Japan's characteristically sedentary politics were vividly described by former Washington Post Tokyo bureau chief William Chapman in his book Inventing Japan. "Prime Minister [Shigeru] Yoshida," Chapman wrote, "had set the stage [in the Forties and early Fifties] by dismissing the Diet members as monkeys playing in a zoo. In the years that followed, they were seen as irrelevant meddlers, men concerned only with their own survival and not with the serious business of the government." Politics was for a friend of Chapman's "the game across the street," an activity nearby but isolated from and of little interest to passerby. Power was centralized and familial, noted Chapman, who ended his sour commentary thusly: "[P]oliticians are satisfied with [a] lack of citizen involvement. They do not appear to think that what they do should be of any concern to the ordinary man."

Fifteen years after Chapman's damnation cynics must have chuckled. This past August, Koizumi's own LDP majority in the upper-chamber House of Councillors helped throttle a privatization bill from the lower-chamber House of Representatives.

That would have been the end of most. Koizumi responded by dissolving the House of Representatives and establishing the subsequent, breakneck campaign as a public referendum for government reform — "Are you in support of privatization of the postal services? Or are you opposed to it?" asked the prime minister in his dissolution press conference. Koizumi reminded the Japanese electorate of a 2001 promise to "Change the LDP. And if it will not change, I will bring it down." And — he did. Privatization opponents found themselves running against candidates handpicked by Koizumi and his allies, dubbed "assassins" by Japan's press — celebrities, entrepreneurs, models, loyalists all. The LDP gave succor to pro-reform DPJ members, whose leadership — watching September polls swing towards the nimble prime minister — vacillated on its once-lucid understanding of the word "reform."

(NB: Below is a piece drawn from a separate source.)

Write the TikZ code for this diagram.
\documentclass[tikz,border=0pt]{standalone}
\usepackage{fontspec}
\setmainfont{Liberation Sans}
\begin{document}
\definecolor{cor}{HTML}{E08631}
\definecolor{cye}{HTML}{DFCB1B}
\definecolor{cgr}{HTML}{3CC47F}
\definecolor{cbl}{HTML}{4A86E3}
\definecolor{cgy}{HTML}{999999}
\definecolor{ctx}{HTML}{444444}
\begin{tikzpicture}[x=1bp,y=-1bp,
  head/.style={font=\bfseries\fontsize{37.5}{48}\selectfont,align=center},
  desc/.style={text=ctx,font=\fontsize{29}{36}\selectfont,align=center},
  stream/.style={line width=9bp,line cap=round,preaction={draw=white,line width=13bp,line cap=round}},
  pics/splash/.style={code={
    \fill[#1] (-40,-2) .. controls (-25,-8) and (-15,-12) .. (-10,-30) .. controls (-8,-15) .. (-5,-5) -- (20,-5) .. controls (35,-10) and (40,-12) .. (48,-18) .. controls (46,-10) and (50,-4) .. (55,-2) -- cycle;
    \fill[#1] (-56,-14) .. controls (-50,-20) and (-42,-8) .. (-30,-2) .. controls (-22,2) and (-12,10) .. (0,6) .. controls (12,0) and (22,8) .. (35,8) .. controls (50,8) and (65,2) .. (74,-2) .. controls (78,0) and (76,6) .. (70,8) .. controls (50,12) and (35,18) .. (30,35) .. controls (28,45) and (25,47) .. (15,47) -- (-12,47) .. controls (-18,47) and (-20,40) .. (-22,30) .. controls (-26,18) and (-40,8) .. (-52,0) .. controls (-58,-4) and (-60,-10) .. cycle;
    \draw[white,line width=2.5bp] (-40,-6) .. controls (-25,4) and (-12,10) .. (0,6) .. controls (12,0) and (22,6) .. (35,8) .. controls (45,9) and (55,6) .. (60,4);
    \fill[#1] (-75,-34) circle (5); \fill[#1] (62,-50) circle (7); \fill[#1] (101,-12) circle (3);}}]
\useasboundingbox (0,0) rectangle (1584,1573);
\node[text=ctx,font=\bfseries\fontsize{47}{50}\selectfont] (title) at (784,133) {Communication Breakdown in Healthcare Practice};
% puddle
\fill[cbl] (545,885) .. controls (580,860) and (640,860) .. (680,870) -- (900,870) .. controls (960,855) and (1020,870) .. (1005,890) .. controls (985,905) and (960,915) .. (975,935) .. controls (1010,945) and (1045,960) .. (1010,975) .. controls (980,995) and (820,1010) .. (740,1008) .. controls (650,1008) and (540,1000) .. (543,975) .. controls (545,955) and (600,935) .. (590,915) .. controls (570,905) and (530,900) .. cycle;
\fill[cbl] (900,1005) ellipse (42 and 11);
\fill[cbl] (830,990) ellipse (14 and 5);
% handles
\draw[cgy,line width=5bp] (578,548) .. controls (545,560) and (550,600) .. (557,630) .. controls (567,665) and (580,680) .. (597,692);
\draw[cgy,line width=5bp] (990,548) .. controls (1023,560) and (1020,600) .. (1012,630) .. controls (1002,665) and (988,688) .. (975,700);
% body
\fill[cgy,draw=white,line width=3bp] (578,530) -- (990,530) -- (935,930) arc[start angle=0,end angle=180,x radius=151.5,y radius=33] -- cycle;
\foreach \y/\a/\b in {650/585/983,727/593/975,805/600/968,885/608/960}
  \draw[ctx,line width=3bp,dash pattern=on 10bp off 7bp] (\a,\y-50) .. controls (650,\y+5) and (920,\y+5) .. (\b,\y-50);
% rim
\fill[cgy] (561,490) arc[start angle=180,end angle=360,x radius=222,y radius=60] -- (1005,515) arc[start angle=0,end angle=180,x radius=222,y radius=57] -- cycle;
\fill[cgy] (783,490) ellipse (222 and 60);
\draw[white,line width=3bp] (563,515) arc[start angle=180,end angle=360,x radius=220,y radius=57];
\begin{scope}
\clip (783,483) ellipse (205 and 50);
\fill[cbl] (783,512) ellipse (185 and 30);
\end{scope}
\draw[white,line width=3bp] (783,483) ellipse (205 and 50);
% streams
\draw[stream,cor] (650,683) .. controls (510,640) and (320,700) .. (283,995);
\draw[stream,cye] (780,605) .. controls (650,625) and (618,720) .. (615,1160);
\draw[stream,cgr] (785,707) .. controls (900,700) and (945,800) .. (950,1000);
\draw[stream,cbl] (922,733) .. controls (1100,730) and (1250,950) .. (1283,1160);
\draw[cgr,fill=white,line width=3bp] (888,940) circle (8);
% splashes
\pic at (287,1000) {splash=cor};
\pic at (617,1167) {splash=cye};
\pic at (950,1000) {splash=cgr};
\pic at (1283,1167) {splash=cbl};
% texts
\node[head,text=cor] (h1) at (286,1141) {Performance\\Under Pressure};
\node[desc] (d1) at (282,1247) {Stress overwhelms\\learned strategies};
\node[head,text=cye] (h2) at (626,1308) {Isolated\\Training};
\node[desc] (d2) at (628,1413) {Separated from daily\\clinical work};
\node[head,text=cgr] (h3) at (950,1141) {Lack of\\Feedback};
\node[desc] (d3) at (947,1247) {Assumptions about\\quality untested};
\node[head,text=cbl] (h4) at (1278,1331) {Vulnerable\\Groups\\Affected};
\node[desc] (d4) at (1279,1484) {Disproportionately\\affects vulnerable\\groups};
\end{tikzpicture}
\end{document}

The erstwhile DPJ leader suggested that voters would "make a smart decision," and he was literally correct. On September 11th Koizumi's risk won him 327 seats of 480 in the House of Representatives; a supermajority to override a House of Councillors veto and the political capital to make that check unnecessary. The prime minister can celebrate his gain towards postal privatization but with that policy victory comes a mandate for constitutional revision, a deepening alliance with Washington and increased participation in diplomatic and military assertion.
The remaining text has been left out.